Tree bark microbiome has important overlooked role in climate

The bark of a single tree can harbor billions of bacteria, and these microbes could play an important but overlooked role in controlling greenhouse gases in Earth’s atmosphere.

The total area of ​​tree bark on the planet is estimated to be about 143 million square kilometers, almost as much as the total land area of ​​the planet. This surface constitutes a huge microbial habitat known as the caulosphere, but the microbes that live there have received little attention from scientists.

“In some ways it’s so obvious, but we’ve always neglected the bark of trees,” says Bob Leung of Monash University in Melbourne, Australia. “We’ve never thought about microbes on the bark of trees, but it makes sense, because bacteria are everywhere, and if we can find microbes in the soil, on the leaves of trees, there will most likely be microbes on the bark.”

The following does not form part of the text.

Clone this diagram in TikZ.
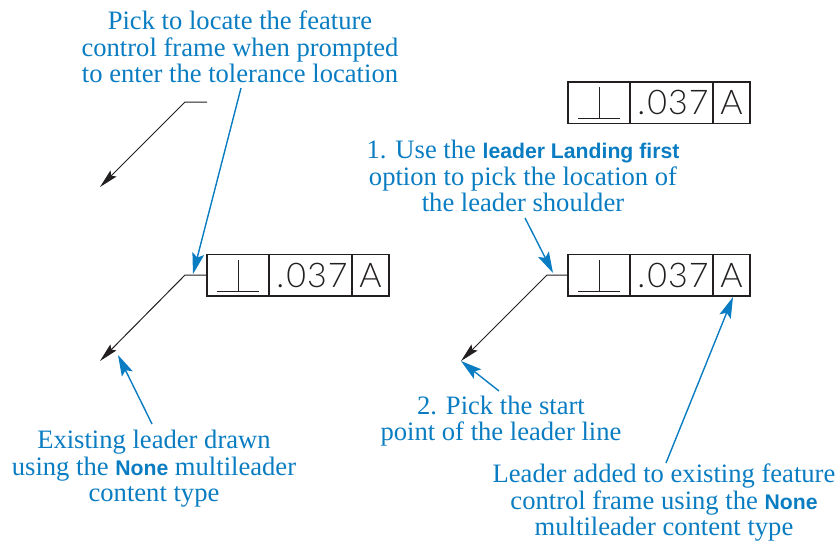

Leung and his colleagues began by studying a wetland species commonly called paperbark (Melaleuca quinquenervia). They found that there were more than 6 trillion bacteria living in or on each square meter of bark, comparable to the volumes found in soil.

Genetic analysis of 114 of these bacteria showed that they mostly came from three bacterial families – Acidobacteriaceae, Mycobacteriaceae and Acetobacteraceae – but that all species were completely unknown to science.

Surprisingly, these microbes have one thing in common: they can use hydrogen, carbon monoxide and methane as fuel to survive. Hydrogen (H₂) is not in itself a greenhouse gas, but through its reactions with other molecules it can increase the warming effect of methane in the atmosphere.

The researchers then examined the bark of seven other Australian tree species from a range of habitats, including casuarinas, gums and banksias, measuring, both in the field and in the laboratory, whether the bark of the different species absorbed or emitted greenhouse gases.

They found that all the barks consumed hydrogen, carbon monoxide and methane under aerobic conditions when oxygen was available. But when trees are submerged in water and oxygen is limited, such as in swamps, microbes in the bark begin to produce the same gases.

The team estimates that the total amount of hydrogen absorbed by bark microbes globally is between 0.6 and 1.6 billion kilograms each year, representing up to 2% of the total atmospheric hydrogen removed.

This is the first time scientists have attempted to assess the contribution of tree bark to atmospheric hydrogen, says team member Luke Jeffrey from Southern Cross University in Lismore, Australia.

“Uncovering the hidden role of trees that do more than just capture carbon dioxide in their wood is very important,” says Jeffrey. “They are actively recycling other greenhouse gases. This is exciting, because H₂ affects the lifespan of methane in our atmosphere, so H₂ Eating bark can help reduce our growing methane problem.

However, the global situation is very uncertain, as the team only sampled eight tree species from eastern Australia. “Much work remains to be done now on various forest types, tree species, microbial communities and site conditions,” says Jeffrey.

Brett Summerell of the Sydney Botanic Gardens says the study highlights how little we know about the composition, diversity, abundance and role of microorganisms in the bark. “How this can vary across a wider range of tree species, particularly in drier climates such as savannahs and forests, is interesting,” says Summerell.

It will also be important to understand the interactions between fungi and bacteria present in the bark, he adds.